Sándor Kovács, University of Washington

CMU 228

An important part of higher dimensional geometry is the minimal model program. For surfaces, this is classical, going back to the famous 19th century Italian school of algebraic geometry. Early difficulties at generalizing the theory to higher (i.e., >2) dimensions first led people to believe that a higher dimensional theory is not possible. It was realized by Reid and Mori in the late 70s that a meaningful theory is in fact possible if one allows mild singularities on their birational models. The 3-dimensional theory was developed in the 80s and the general theory about 20 years later.

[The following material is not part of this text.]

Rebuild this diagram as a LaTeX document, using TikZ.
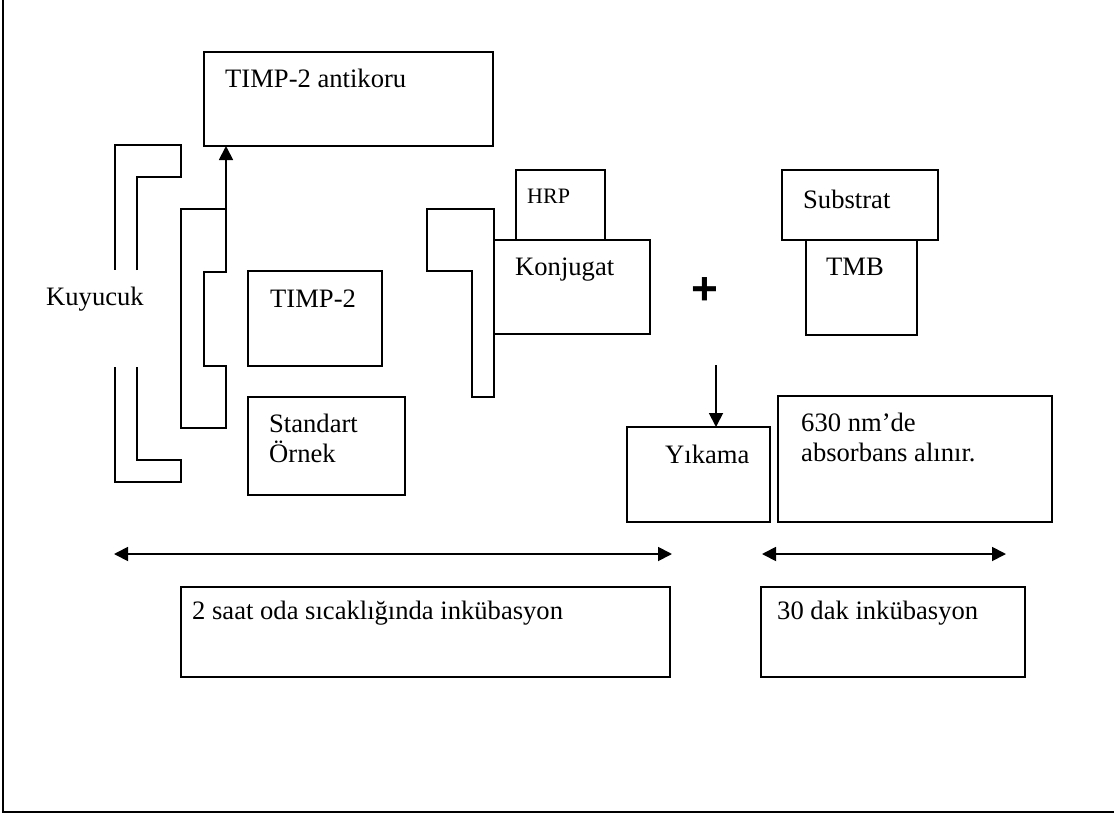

The starting point is a higher dimensional analogue of Castelnuovo's theorem on contractibility of (-1)-curves. In higher dimensions this leads to multiple possibilities and one of the possibilities seem to lead into a deadend, namely producing an image that has worse singularities than the original theorem could possibly handle. In order to get around this obstacle, another operation, named a *flip* was invented which allows the process to continue.

I will try to explain how one gets to this point, what a flip is, and how it solves the problem at hand.

Note that the existence of a flip is highly non-trivial. The proof of its existence earned Mori a Fields Medal in 1990 for the 3-dimensional case and Hacon and McKernan a Breakthrough Prize in 2018 for the general case.